The "central bank for central banks" has issued a stark warning that the artificial intelligence investment boom could lead to a prolonged market crash. The Bank for International Settlements (BIS) cautions that the AI investment frenzy, led by major tech firms, might transform into a "long investment bust," potentially destabilizing global financial markets and harming the world economy. This alert from the highly authoritative BIS represents a clear and direct warning about excessive market exuberance surrounding AI.
In its annual economic report released Sunday, the BIS noted that the world's five largest hyperscale cloud computing companies are projected to collectively spend over $1 trillion in capital expenditures from 2025 through the end of 2026. If the actual returns from the technology sector fall short of expectations, investors could abruptly tighten financing. This could cause the capital expenditure boom to reverse sharply, evolving into a "protracted investment bust" with cascading impacts on global financial conditions.
Market instability is already showing signs, according to reports. Following its $86 billion IPO this month, SpaceX promptly launched a $25 billion bond offering. The chief investment officer of Allianz warned this week that such a move signals the market is entering "bubble territory." Since the SpaceX listing, stock markets have experienced continued volatility. Combined with heightened expectations for the U.S. Federal Reserve to raise interest rates, investor sentiment has clearly turned more cautious.
The BIS also warned that the inflationary impact from the energy shock, triggered by the war and the near-closure of the Strait of Hormuz trade route, has not fully subsided. This impact "has already started to appear and could last for a considerable time." This risk, coupled with the potential AI bubble, forms multiple threats facing the global economy.
Massive Spending with Uncertain Returns
The core contradiction of the current AI boom lies in the gap between massive capital investment and still-uncertain commercial returns. Technology companies have already rushed into global credit markets, raising hundreds of billions of dollars to fund AI projects. They are leveraging corporate credit spreads near their lowest levels this century to secure low-cost financing.

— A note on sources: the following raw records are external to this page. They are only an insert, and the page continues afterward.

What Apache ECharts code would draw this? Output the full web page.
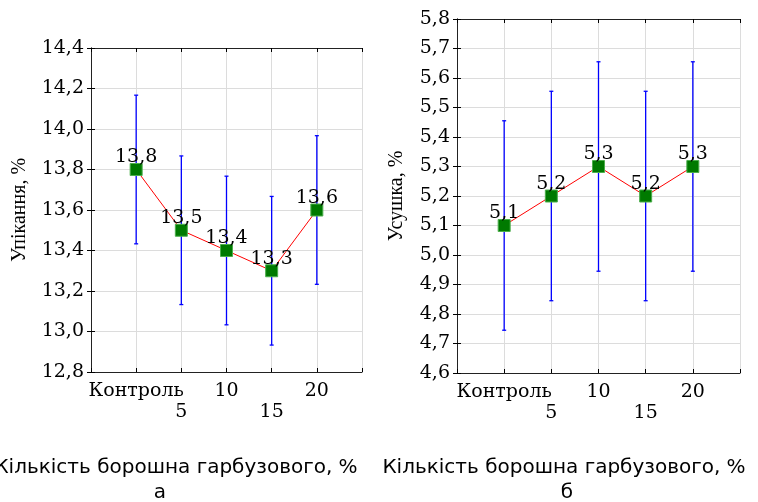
<!DOCTYPE html>
<html>
<head>
<meta charset="utf-8">
<script src="https://cdn.jsdelivr.net/npm/echarts@6/dist/echarts.min.js"></script>
<style>
  html, body { margin: 0; padding: 0; background: #fff; }
  #chart { width: 758px; height: 502px; }
</style>
</head>
<body>
<div id="chart"></div>
<script>
// категорії (кількість борошна гарбузового, %)
const xLabels = ['Контроль', '5', '10', '15', '20']
// а — упікання, %
const shrinkage = [13.8, 13.5, 13.4, 13.3, 13.6]
const shrinkageErr = [0.367, 0.367, 0.367, 0.367, 0.367]
// б — усушка, %
const drying = [5.1, 5.2, 5.3, 5.2, 5.3]
const dryingErr = [0.355, 0.355, 0.355, 0.355, 0.355]

const SERIF = 'DejaVu Serif'
const fmt = v => v.toFixed(1).replace('.', ',')

function catLabel(v) {
  const i = Math.round(v) - 1
  if (i < 0 || i >= xLabels.length) return ''
  return i % 2 === 1 ? '\n' + xLabels[i] : xLabels[i]
}

function axesFor(gridIndex, yMin, yMax, yStep, yName, nameGap) {
  const tick = { show: true, inside: true, length: 4, lineStyle: { color: '#000' } }
  const xBase = {
    gridIndex, type: 'value', min: 0, max: 6, interval: 1,
    axisLine: { show: true, lineStyle: { color: '#222' } },
    axisTick: tick,
    splitLine: { show: true, lineStyle: { color: '#dcdcdc' } },
  }
  const yBase = {
    gridIndex, type: 'value', min: yMin, max: yMax, interval: yStep,
    axisLine: { show: true, lineStyle: { color: '#222' } },
    axisTick: tick,
    splitLine: { show: true, lineStyle: { color: '#dcdcdc' } },
  }
  return {
    x: [
      { ...xBase, position: 'bottom',
        axisLabel: { formatter: catLabel, color: '#000', fontFamily: SERIF, fontSize: 19, lineHeight: 21, margin: 9, showMinLabel: true, showMaxLabel: true } },
      { ...xBase, position: 'top', axisLabel: { show: false }, splitLine: { show: false } },
    ],
    y: [
      { ...yBase, position: 'left',
        name: yName, nameLocation: 'middle', nameGap, nameRotate: 90,
        nameTextStyle: { color: '#000', fontFamily: 'Liberation Serif', fontSize: 20 },
        axisLabel: { formatter: fmt, color: '#000', fontFamily: SERIF, fontSize: 19, margin: 7 } },
      { ...yBase, position: 'right', axisLabel: { show: false }, splitLine: { show: false } },
    ],
  }
}

function errorSeries(axisIdx, values, errs) {
  return {
    type: 'custom',
    xAxisIndex: axisIdx, yAxisIndex: axisIdx,
    z: 2,
    data: values.map((v, i) => [i + 1, v - errs[i], v + errs[i]]),
    renderItem: (params, api) => {
      const lo = api.coord([api.value(0), api.value(1)])
      const hi = api.coord([api.value(0), api.value(2)])
      const style = { stroke: '#0000ff', lineWidth: 1.3 }
      return {
        type: 'group',
        children: [
          { type: 'line', shape: { x1: lo[0], y1: lo[1], x2: hi[0], y2: hi[1] }, style },
          { type: 'line', shape: { x1: hi[0] - 2, y1: hi[1], x2: hi[0] + 2, y2: hi[1] }, style },
          { type: 'line', shape: { x1: lo[0] - 2, y1: lo[1], x2: lo[0] + 2, y2: lo[1] }, style },
        ],
      }
    },
  }
}

function meanSeries(axisIdx, values) {
  return {
    type: 'line',
    xAxisIndex: axisIdx, yAxisIndex: axisIdx,
    z: 3,
    data: values.map((v, i) => [i + 1, v]),
    symbol: 'rect',
    symbolSize: 12,
    lineStyle: { color: '#ff0000', width: 1 },
    itemStyle: { color: '#007a00', borderColor: '#4caf4c', borderWidth: 1 },
    label: {
      show: true, position: 'top', distance: -4,
      formatter: p => fmt(p.value[1]),
      color: '#000', fontFamily: SERIF, fontSize: 19,
    },
  }
}

const a = axesFor(0, 12.8, 14.4, 0.2, 'Упікання, %', 61)
const b = axesFor(1, 4.6, 5.8, 0.1, 'Усушка, %', 50)

const chart = echarts.init(document.getElementById('chart'))
chart.setOption({
  animation: false,
  grid: [
    { left: 91, top: 48, width: 271, height: 324 },
    { left: 457, top: 19, width: 283, height: 354 },
  ],
  xAxis: [...a.x, ...b.x],
  yAxis: [...a.y, ...b.y],
  series: [
    errorSeries(0, shrinkage, shrinkageErr),
    meanSeries(0, shrinkage),
    errorSeries(2, drying, dryingErr),
    meanSeries(2, drying),
  ],
  graphic: [
    { type: 'text', x: 176, y: 468, style: { text: 'Кількість борошна гарбузового, %', align: 'center', verticalAlign: 'middle', fontFamily: 'DejaVu Sans', fontSize: 20, fill: '#000' } },
    { type: 'text', x: 160, y: 493, style: { text: 'а', align: 'center', verticalAlign: 'middle', fontFamily: 'DejaVu Sans', fontSize: 20, fill: '#000' } },
    { type: 'text', x: 564, y: 468, style: { text: 'Кількість борошна гарбузового, %', align: 'center', verticalAlign: 'middle', fontFamily: 'DejaVu Sans', fontSize: 20, fill: '#000' } },
    { type: 'text', x: 567, y: 493, style: { text: 'б', align: 'center', verticalAlign: 'middle', fontFamily: 'DejaVu Sans', fontSize: 20, fill: '#000' } },
  ],
})
</script>
</body>
</html>
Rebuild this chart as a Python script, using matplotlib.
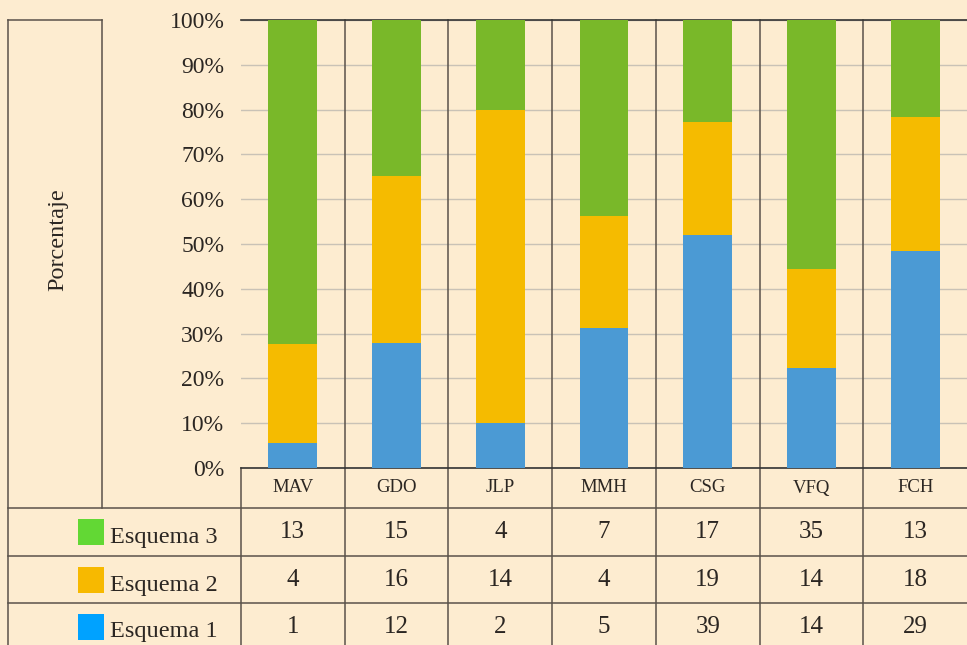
import numpy as np
import matplotlib
matplotlib.use("Agg")
import matplotlib.pyplot as plt
from matplotlib.patches import Rectangle

# Datos (recuentos por esquema)
personas = ["MAV", "GDO", "JLP", "MMH", "CSG", "VFQ", "FCH"]
esquema1 = [1, 12, 2, 5, 39, 14, 29]
esquema2 = [4, 16, 14, 4, 19, 14, 18]
esquema3 = [13, 15, 4, 7, 17, 35, 13]
yticks = [0, 10, 20, 30, 40, 50, 60, 70, 80, 90, 100]

BG = "#fdecd0"
LINE = "#5a524a"
TXT = "#2b2622"
BAR_COLORS = ["#4b9ad4", "#f5bb00", "#79b829"]
SWATCH_COLORS = ["#00a2ff", "#f7b900", "#62d834"]

plt.rcParams["font.family"] = ["Liberation Serif", "DejaVu Serif"]

W, H = 967, 645
fig = plt.figure(figsize=(W / 100, H / 100), dpi=100, facecolor=BG)

# capa fija en pixeles para la estructura de la tabla
frame = fig.add_axes([0, 0, 1, 1], zorder=0)
frame.set_xlim(0, W)
frame.set_ylim(H, 0)
frame.axis("off")
frame.patch.set_alpha(0)

ax = fig.add_axes([241 / W, (H - 468) / H, 726 / W, 448 / H], zorder=1)
ax.set_facecolor("none")

counts = np.array([esquema1, esquema2, esquema3], dtype=float)
pct = counts / counts.sum(axis=0) * 100
x = np.arange(len(personas))

bottom = np.zeros(len(personas))
for vals, col in zip(pct, BAR_COLORS):
    ax.bar(x, vals, bottom=bottom, width=0.47, color=col, zorder=3)
    bottom += vals

ax.set_xlim(-0.5, len(personas) - 0.5)
ax.set_ylim(0, 100)
ax.set_yticks(yticks)
ax.set_yticklabels([f"{v}%" for v in yticks], fontsize=17, color=TXT)
ax.set_xticks([])
ax.tick_params(axis="y", length=0, pad=12)
ax.yaxis.grid(True, color="#c9c2b6", linewidth=1, zorder=0)
for s in ["left", "right"]:
    ax.spines[s].set_visible(False)
for s in ["top", "bottom"]:
    ax.spines[s].set_color("#333333")
    ax.spines[s].set_linewidth(1.2)

# separadores de columnas (suben hasta 100% y bajan por la tabla)
xt = ax.get_xaxis_transform()
for i in range(len(personas) - 1):
    ax.plot([i + 0.5, i + 0.5], [1, -0.6], color=LINE, lw=1.1,
            transform=xt, clip_on=False, zorder=2)
ax.plot([-0.5, -0.5], [0, -0.6], color=LINE, lw=1.1,
        transform=xt, clip_on=False, zorder=2)

# fila de nombres y filas de valores
cat_y = -(488 - 468) / 448
row_y = [-(627 - 468) / 448, -(580 - 468) / 448, -(532 - 468) / 448]
for i, name in enumerate(personas):
    ax.text(i, cat_y, name, transform=xt, ha="center",
            va="center", fontsize=13.5, color=TXT, clip_on=False)
    for r, serie in enumerate([esquema1, esquema2, esquema3]):
        ax.text(i, row_y[r], str(serie[i]), transform=xt, ha="center",
                va="center", fontsize=18, color=TXT, clip_on=False)

# estructura izquierda de la tabla
frame.plot([8, 8], [20, H + 5], color=LINE, lw=1.1)
frame.plot([102, 102], [20, 508], color=LINE, lw=1.1)
frame.plot([8, 102], [20, 20], color=LINE, lw=1.1)
for yy in [508, 556, 603]:
    frame.plot([8, W], [yy, yy], color=LINE, lw=1.1)
frame.text(58, 240, "Porcentaje", rotation=90, ha="center", va="center",
           fontsize=17.5, color=TXT)

etiquetas = ["Esquema 1", "Esquema 2", "Esquema 3"]
sw_top = [614, 567, 519]
for lab, col, top in zip(etiquetas, SWATCH_COLORS, sw_top):
    frame.add_patch(Rectangle((78, top), 26, 26, color=col, lw=0))
    frame.text(110, top + 18, lab, ha="left", va="center",
               fontsize=17.5, color=TXT)

fig.savefig("out.png", dpi=100, facecolor=BG)
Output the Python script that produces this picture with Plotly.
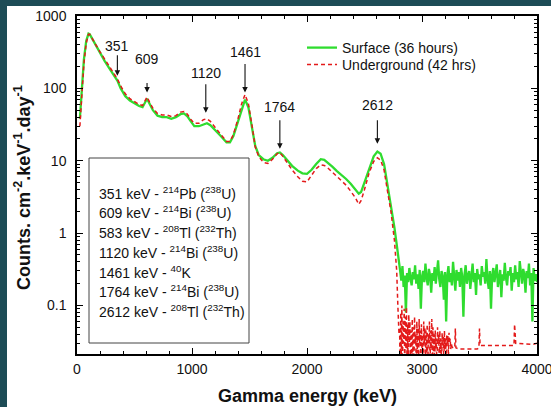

Concurrently, the U.S. stock market's record highs continue to attract equity financing from companies. The $86 billion SpaceX IPO is a typical example of the strong demand for AI-related assets. Major investors have warned that if AI investment returns prove insufficient, this wave of debt issuance will severely test the market's risk appetite.
The BIS report stated clearly: "Disappointing returns could trigger a sudden contraction in financing, turning a capex boom into a prolonged investment bust, with potential cascading effects on financial conditions."
Historical Parallels: Real Tech Breakthroughs Can Still Fuel Bubbles
The BIS drew on several historical precedents as a reference for the current AI hype. The report cited the canal mania of the 1830s, the British railway mania of the 1840s, and the dot-com bubble of the late 1990s, considering these events to provide "instructive analogies."
These episodes share a common trait: they all originated from genuine technological breakthroughs but ultimately attracted an excess of capital beyond what commercial returns could support. The BIS pointed out that "these episodes ended with an investment reversal and triggered economy-wide recessions."
The BIS does not entirely dismiss AI's development potential. The report acknowledges that AI has already provided a significant boost to global growth and could "significantly" enhance productivity over the next decade, delivering substantive efficiency gains for businesses. However, the historical gap between genuine technological potential and excessive capital enthusiasm is precisely the core logic behind the BIS's current warning.
Broader Household Exposure Amplifies Market Downturn Risks
The BIS believes that, compared to historical tech bubbles, a major stock market correction triggered by the current AI hype would have a more widespread impact. The reason is that households now hold a significantly higher proportion of stocks relative to their wealth and income levels compared to the past. A substantial market downturn would therefore impact household balance sheets and consumer spending more directly.
Financial stability is also under threat. The BIS warned that the liabilities accumulated by AI companies through massive debt financing would amplify systemic risk pressures in the event of a market reversal.
Multiple Pressures Converge on Global Economy
Beyond AI risks, the BIS described the threats to the global economy as a convergence of multiple pressures. The war has led to the near-closure of the Strait of Hormuz trade route, through which roughly one-fifth of the world's oil and liquefied natural gas transited before the conflict. The BIS warned that the economic consequences of this persistent energy disruption "have not yet fully materialized."
The report stated that global economic dangers have already increased, with pressure points concentrated in four areas: persistent inflation risks, questionable sustainability of AI-related investments, accumulating financial vulnerabilities, and deteriorating fiscal positions in many countries. These four intertwined pressures constitute the main downside threats to the global economy in the view of the BIS.